Created in 2007, the CSPSA provides research, training, and support to educators working in schools and communities affected by poverty. In those four years, the center has hosted a state conference, facilitated pilot projects with area schools, addressed students' commitment to graduation and completed research projects focused on teaching effectiveness.

"The center was designed to level the playing field so all children can learn, no matter their income level or background," said Dr. Marilyn Dishman-Horst, interim co-chair of Curriculum and Instruction Advanced Programs and the director of the CSPSA. "The hope is to ultimately enhance the training and experiences of our teacher candidates."

For the past three years, the center has collaborated with Five Mile Children's Camp in Quapaw, Okla., offering the "If I Had a Hammer" project, which has helped thousands of 6th graders from 23 regional school districts learn math, communication and teamwork skills through a prefabricated mock home build. The camp's program, which is provided by a grant from the William L. Abernathy Charitable Trust, also includes horseback riding, teambuilding exercises and a ropes course - leaving many students and teachers praising the program for its fun approach to learning.

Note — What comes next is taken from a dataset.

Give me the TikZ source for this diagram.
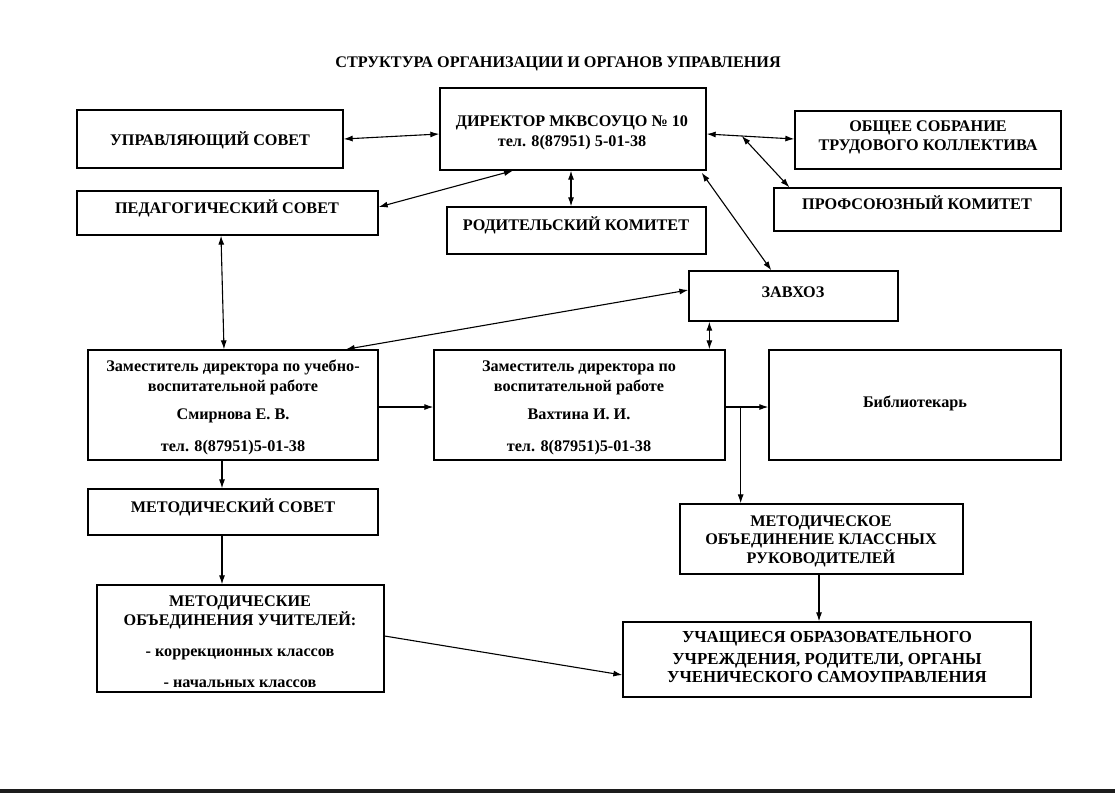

Almost all of the participating schools, said Dishman-Horst, have a significant number of students on the free or reduced lunch program, indicating high levels of poverty. Helping them overcome those barriers to be able to learn effectively and commit to education, she said, is the key.

"The underlying theme of the day," said Dishman-Horst, "is the opportunity for students to develop intellectually, emotionally, and socially."